LAMBERT She might have bought you that drink, but she heard you never kiss on the first date.

Megyn Kelley on Fox News is the new standard.

She is uber-sharp, doesn't back down and calls it the way she sees it. Would thatthat could translate to local news standards.

I am impressed with the presentation and the "authoritativeness" of the Fox News female line-up.

You can insert your snark here:

LAMBERT: If I follow you, the lower the neckline the deeper the intellect?

I am thinking that cutbacks in anchor staffing around town might be the best way to tip off our legions of clueless that newspaper (all?) journalism has started to not respond to its chemo.
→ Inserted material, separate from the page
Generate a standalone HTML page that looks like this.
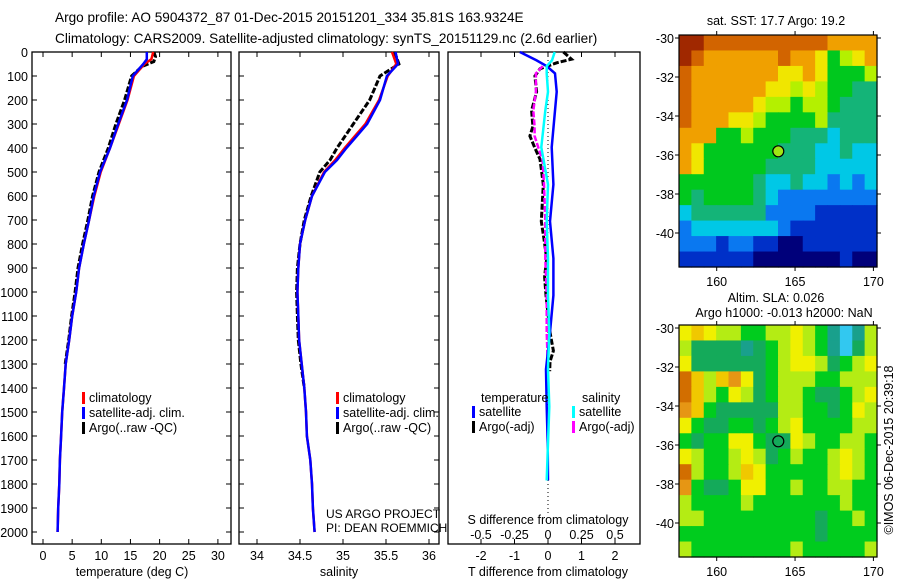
<!DOCTYPE html>
<html><head><meta charset="utf-8">
<style>
body{margin:0;background:#fff;}
svg{display:block;font-family:"Liberation Sans",sans-serif;}
text{font-size:12.5px;fill:#000;}
</style></head>
<body>
<svg id="c" width="900" height="580" viewBox="0 0 900 580"></svg>
<script>
// ---------- data ----------
const tDepth=[0,30,50,100,200,300,400,500,600,700,800,900,1000,1100,1200,1300,1400,1500,1600,1700,1800,1900,2000];
const tClim=[18.9,18.6,17.4,15.6,14.5,13.0,11.5,9.9,8.8,7.9,7.0,6.2,5.7,5.0,4.5,3.9,3.6,3.3,3.1,2.9,2.8,2.6,2.5];
const tSat=[17.8,17.8,17.2,15.4,14.4,12.9,11.5,9.8,8.7,7.9,7.0,6.2,5.7,5.0,4.5,3.9,3.6,3.3,3.1,2.9,2.8,2.6,2.5];
const argoTDepth=[0,20,40,60,100,200,300,400,500,600,700,800,900,1000,1100,1200,1300];
const argoT=[19.0,19.3,19.0,17.0,15.2,14.0,12.5,11.2,9.6,8.5,7.7,6.8,6.0,5.5,4.9,4.4,3.8];
const sDepth=[0,50,100,200,300,350,400,450,500,600,700,800,900,1000,1100,1200,1300,1400,1500,1600,1700,1800,1900,2000];
const sClim=[35.57,35.62,35.52,35.42,35.26,35.14,35.02,34.91,34.78,34.64,34.56,34.50,34.48,34.47,34.48,34.49,34.52,34.55,34.57,34.58,34.62,34.64,34.65,34.67];
const sSat=[35.61,35.64,35.51,35.43,35.28,35.16,35.04,34.93,34.79,34.64,34.56,34.50,34.48,34.47,34.48,34.49,34.52,34.55,34.57,34.58,34.62,34.64,34.65,34.67];
const argoSDepth=[0,50,100,200,300,400,450,500,600,700,800,900,1000,1100,1200,1300,1400];
const argoS=[35.60,35.65,35.43,35.31,35.12,34.93,34.85,34.73,34.63,34.55,34.50,34.47,34.46,34.47,34.48,34.51,34.55];
const dDepth=[0,35,59,89,166,244,397,552,706,860,1014,1168,1322,1477,1631,1785];
const dTSat=[-0.84,-0.34,-0.04,0.21,0.26,0.21,0.11,0.16,0.06,0.16,0.16,0.06,-0.06,-0.04,-0.01,0.0];
const dAdDepth=[0,30,45,70,100,166,244,310,350,397,447,552,706,780,860,937,1014,1168,1245,1290,1330];
const dTArgo=[0.46,0.70,0.26,-0.24,-0.39,-0.34,-0.49,-0.45,-0.54,-0.40,-0.24,-0.14,-0.20,-0.12,-0.04,-0.10,-0.06,0.06,0.16,0.06,0.05];
const dSSat=[0.05,0.03,-0.01,-0.01,0.0,-0.02,-0.05,0.0,-0.01,0.0,0.0,0.01,0.0,0.01,0.0,-0.01];
const dSArgoDepth=[59,89,166,244,310,350,420,450,552,706,860,1014,1168,1322];
const dSArgo=[-0.04,-0.09,-0.09,-0.11,-0.10,-0.10,-0.06,-0.04,-0.03,-0.02,-0.02,-0.01,-0.01,0.0];
const depthTicks=[0,100,200,300,400,500,600,700,800,900,1000,1100,1200,1300,1400,1500,1600,1700,1800,1900,2000];
const tTicks=[0,5,10,15,20,25,30];
const sTicks=[34,34.5,35,35.5,36];
const sLabels=["34","34.5","35","35.5","36"];
const dTTicks=[-2,-1,0,1,2];
const dSTicks=[-0.5,-0.25,0,0.25,0.5];
const dSLabels=["-0.5","-0.25","0","0.25","0.5"];
const lonTicks=[160,165,170];
const latTicks=[-30,-32,-34,-36,-38,-40];
const sstGrid=[
[10,10,9,9,9,9,9,9,9,9,9,9,8,8,8,8],
[10,9,8,8,8,8,8,8,9,8,8,7,5,6,7,8],
[9,8,8,8,8,8,8,8,7,7,8,7,5,5,5,6],
[9,8,8,8,8,8,8,7,7,6,7,6,5,5,4,4],
[9,8,8,8,8,8,7,6,6,5,6,6,5,4,4,4],
[9,8,8,8,7,7,6,5,5,5,5,6,4,4,4,4],
[8,8,8,5,5,6,5,5,5,4,4,4,3,4,4,4],
[8,7,5,5,5,5,5,5,4,4,4,3,3,4,3,3],
[8,7,5,5,5,5,5,4,4,4,4,3,3,3,3,3],
[5,5,5,5,5,5,4,3,3,4,3,3,2,3,2,3],
[5,4,5,5,5,5,4,3,2,2,2,2,2,2,2,2],
[3,4,4,4,4,4,4,2,2,2,2,1,1,1,1,1],
[2,3,3,3,3,3,3,3,2,1,1,1,1,1,1,1],
[2,2,2,1,2,2,1,1,0,0,1,1,1,1,1,1],
[1,1,1,1,1,1,0,0,0,0,0,0,0,1,0,0]];
const slaGrid=[
[5,6,5,4,4,3,3,4,4,5,4,3,1,0,1,4],
[4,2,2,2,2,1,2,3,4,5,4,3,1,0,2,4],
[5,2,2,2,2,2,2,3,4,5,5,4,2,3,4,5],
[8,6,4,6,7,5,2,3,4,4,4,3,3,4,4,4],
[8,6,4,3,5,4,2,3,4,4,3,2,2,3,4,5],
[7,6,3,2,2,2,2,2,4,4,3,3,2,3,5,4],
[5,3,2,2,3,3,2,3,4,5,3,3,3,3,4,4],
[3,2,3,3,5,5,3,2,2,5,4,3,3,4,4,3],
[5,4,3,3,4,5,4,2,3,4,3,3,4,5,4,3],
[8,4,3,3,4,6,5,3,3,3,3,3,4,5,4,3],
[7,3,2,2,3,5,5,3,3,4,3,3,4,4,3,3],
[4,3,3,3,3,4,3,3,3,3,3,3,3,4,3,3],
[4,4,3,3,3,3,3,3,3,3,3,2,3,3,4,3],
[3,3,3,3,3,3,3,3,3,3,3,2,3,3,3,3],
[4,3,3,3,3,3,3,3,3,4,3,3,3,3,3,4]];
const argoLon=163.93, argoLat=-35.81;

// ---------- helpers ----------
const svg=document.getElementById('c');
const NS='http://www.w3.org/2000/svg';
function mk(tag,attrs,parent){const e=document.createElementNS(NS,tag);for(const k in attrs)e.setAttribute(k,attrs[k]);(parent||svg).appendChild(e);return e;}
function txt(x,y,s,anchor,parent,size){const t=mk('text',{x:x,y:y,'text-anchor':anchor||'start'},parent);if(size)t.style.fontSize=size+'px';t.textContent=s;return t;}
const yD=d=>52+d*0.24;
const xT=t=>43+5.83*t;
const xS=s=>257+86*(s-34);
const xDT=d=>548+33.5*d;
const xDS=d=>548+134*d;
function line(xs,ys,col,name,w){
  const pts=xs.map((x,i)=>x.toFixed(1)+','+ys[i].toFixed(1)).join(' ');
  const p=mk('polyline',{points:pts,fill:'none',stroke:col,'stroke-width':w||2.5,'stroke-linejoin':'miter'});
  
  
  return p;
}
function frame(x0,x1,name){
  const r=mk('rect',{x:x0,y:52,width:x1-x0,height:492,fill:'none',stroke:'#000','stroke-width':1.3});
  
  
  depthTicks.forEach(d=>{mk('line',{x1:x0,x2:x0+5,y1:yD(d),y2:yD(d),stroke:'#000'});mk('line',{x1:x1,x2:x1-5,y1:yD(d),y2:yD(d),stroke:'#000'});});
}

// titles
const t1=txt(55,22,'Argo profile: AO 5904372_87 01-Dec-2015 20151201_334 35.81S 163.9324E','start',null,13.6);

const t2=txt(55,43,'Climatology: CARS2009. Satellite-adjusted climatology: synTS_20151129.nc (2.6d earlier)','start',null,13.6);


// depth axis labels
depthTicks.forEach(d=>{const e=txt(28,yD(d)+5,String(d),'end');});

// ---------- panel 1 temperature ----------
frame(32,231,'temperature-panel');
tTicks.forEach(t=>{mk('line',{x1:xT(t),x2:xT(t),y1:544,y2:539,stroke:'#000'});mk('line',{x1:xT(t),x2:xT(t),y1:52,y2:57,stroke:'#000'});
 const e=txt(xT(t),560,String(t),'middle');});
const xt1=txt(132,576,'temperature (deg C)','middle');
line(argoT.map(xT),argoTDepth.map(yD),'#000','argo-temperature-line',3).setAttribute('stroke-dasharray','6 2');
line(tClim.map(xT),tDepth.map(yD),'#f00','climatology-temperature-line');
line(tSat.map(xT),tDepth.map(yD),'#00f','satellite-temperature-line');
function legend(x,y,items,pfx){items.forEach((it,i)=>{const g=mk('g',{});
 mk('rect',{x:x,y:y+i*15-10,width:3,height:12,fill:it[0]},g);txt(x+7,y+i*15,it[1],'start',g,12.5);});}
legend(82,402,[['#f00','climatology'],['#00f','satellite-adj. clim.'],['#000','Argo(..raw -QC)']],'temperature');

// ---------- panel 2 salinity ----------
frame(239,439,'salinity-panel');
sTicks.forEach((s,i)=>{mk('line',{x1:xS(s),x2:xS(s),y1:544,y2:539,stroke:'#000'});mk('line',{x1:xS(s),x2:xS(s),y1:52,y2:57,stroke:'#000'});
 const e=txt(xS(s),560,sLabels[i],'middle');});
const xt2=txt(339,576,'salinity','middle');
line(argoS.map(xS),argoSDepth.map(yD),'#000','argo-salinity-line',3).setAttribute('stroke-dasharray','6 2');
line(sClim.map(xS),sDepth.map(yD),'#f00','climatology-salinity-line');
line(sSat.map(xS),sDepth.map(yD),'#00f','satellite-salinity-line');
legend(336,402,[['#f00','climatology'],['#00f','satellite-adj. clim.'],['#000','Argo(..raw -QC)']],'salinity');
const us1=txt(326,518,'US ARGO PROJECT','start',null,12);
const us2=txt(326,532,'PI: DEAN ROEMMICH','start',null,12);

// ---------- panel 3 differences ----------
const r3=mk('rect',{x:448,y:52,width:192,height:492,fill:'none',stroke:'#000','stroke-width':1.3});

mk('line',{x1:548,x2:548,y1:52,y2:514,stroke:'#000','stroke-dasharray':'1 3'});
dTTicks.forEach(t=>{mk('line',{x1:xDT(t),x2:xDT(t),y1:544,y2:539,stroke:'#000'});mk('line',{x1:xDT(t),x2:xDT(t),y1:52,y2:57,stroke:'#000'});
 const e=txt(xDT(t),560,String(t),'middle');});
dSTicks.forEach((s,i)=>{const e=txt(xDS(s),539,dSLabels[i],'middle');});
const sdt=txt(548,524,'S difference from climatology','middle');
const tdt=txt(548,576,'T difference from climatology','middle');
line(dTArgo.map(xDT),dAdDepth.map(yD),'#000','argo-temperature-diff-line',3).setAttribute('stroke-dasharray','6 2');
line(dSArgo.map(xDS),dSArgoDepth.map(yD),'#f0f','argo-salinity-diff-line',2.5).setAttribute('stroke-dasharray','6 2');
line(dTSat.map(xDT),dDepth.map(yD),'#00f','satellite-temperature-diff-line');
line(dSSat.map(xDS),dDepth.map(yD),'#0ff','satellite-salinity-diff-line');
const lt=txt(481,402,'temperature');
const ls=txt(582,402,'salinity');
legend(472,416,[['#00f','satellite'],['#000','Argo(-adj)']],'t-diff');
legend(572,416,[['#0ff','satellite'],['#f0f','Argo(-adj)']],'s-diff');

// ---------- maps ----------
const sstCols=['#00007a','#0030c8','#0a78f0','#00c8e6','#14b478','#00c81e','#b4f000','#f0e600','#f0a000','#d26400','#a02800'];
const slaCols=['#32c8f0','#19a08c','#14aa5a','#00cc1e','#b4ec14','#f0f000','#f0c800','#e69614','#d26e00'];
const mx0=679,mx1=877;
const lonX=l=>716.7+(l-160)*15.67;
function map(top,grid,cols,name){
  const bot=top+232;const latY=la=>top+3+(-30-la)*19.5;
  const g=mk('g',{});
  const nr=grid.length,nc=grid[0].length,cw=(mx1-mx0)/nc,ch=(bot-top)/nr;
  grid.forEach((row,r)=>row.forEach((v,c)=>{const cell=mk('rect',{x:(mx0+c*cw).toFixed(2),y:(top+r*ch).toFixed(2),width:(cw+0.6).toFixed(2),height:(ch+0.6).toFixed(2),fill:cols[v]},g);
    }));
  mk('rect',{x:mx0,y:top,width:mx1-mx0,height:bot-top,fill:'none',stroke:'#000','stroke-width':1.2},g);
  lonTicks.forEach(l=>{mk('line',{x1:lonX(l),x2:lonX(l),y1:top,y2:top-4,stroke:'#000'},g);mk('line',{x1:lonX(l),x2:lonX(l),y1:bot,y2:bot+4,stroke:'#000'},g);
    const e=txt(lonX(l),bot+19,String(l),'middle',g);});
  latTicks.forEach(la=>{mk('line',{x1:mx0,x2:mx0-4,y1:latY(la),y2:latY(la),stroke:'#000'},g);mk('line',{x1:mx1,x2:mx1+4,y1:latY(la),y2:latY(la),stroke:'#000'},g);
    const e=txt(mx0-5,latY(la)+5,String(la),'end',g);});
  return {g:g,latY:latY};
}
const m1=map(35,sstGrid,sstCols,'sst-map');
const c1=mk('circle',{cx:lonX(argoLon),cy:m1.latY(argoLat),r:5.5,fill:'#a0e614',stroke:'#000','stroke-width':1.2});

const mt1=txt(776,25,'sat. SST: 17.7 Argo: 19.2','middle');
const m2=map(325,slaGrid,slaCols,'sla-map');
const c2=mk('circle',{cx:lonX(argoLon),cy:m2.latY(argoLat),r:5.5,fill:'none',stroke:'#000','stroke-width':1.2});

const mt2=txt(776,302,'Altim. SLA: 0.026','middle');
const mt3=txt(784,317,'Argo h1000: -0.013 h2000: NaN','middle');
const cr=txt(0,0,'©IMOS 06-Dec-2015 20:39:18','middle');cr.setAttribute('transform','translate(893,450) rotate(-90)');

</script>
</body></html>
Not to start some kind of argument here but I think if you were to take a poll, more people would be happy that angry Nick is gone than sad. Not that I am anyone, but I just learned by reading this that he was no longer around. You are biased, you actually like the guy. And, in your circle of friends I am sure Nick is loved. But also consider that GWs friends probably found him to be a great president. I guess my point is that I am sure Nick appreciates your praise and since your name is at the top of the column you are allowed to write what you want but I just think that in the general public, Nick will not be missed. Now, if you want to write about how screwed up the StarTrib is that they actually keep CJ and lose Nick, that is a different story. Where You only need to read one CJ column to fully understand what is wrong with quotas. Sad.


LAMBERT: Somewhere in that post I noted the delusion of any newspaper type thinking they'd be missed a day after they left. It ain't that kind of business. And while I both like Nick and miss his column, the larger point was the commercial/ethical calculus of modern newspapers that says a 5 pm anchor is more newsworthy than a guy who has covered the town for 37 years.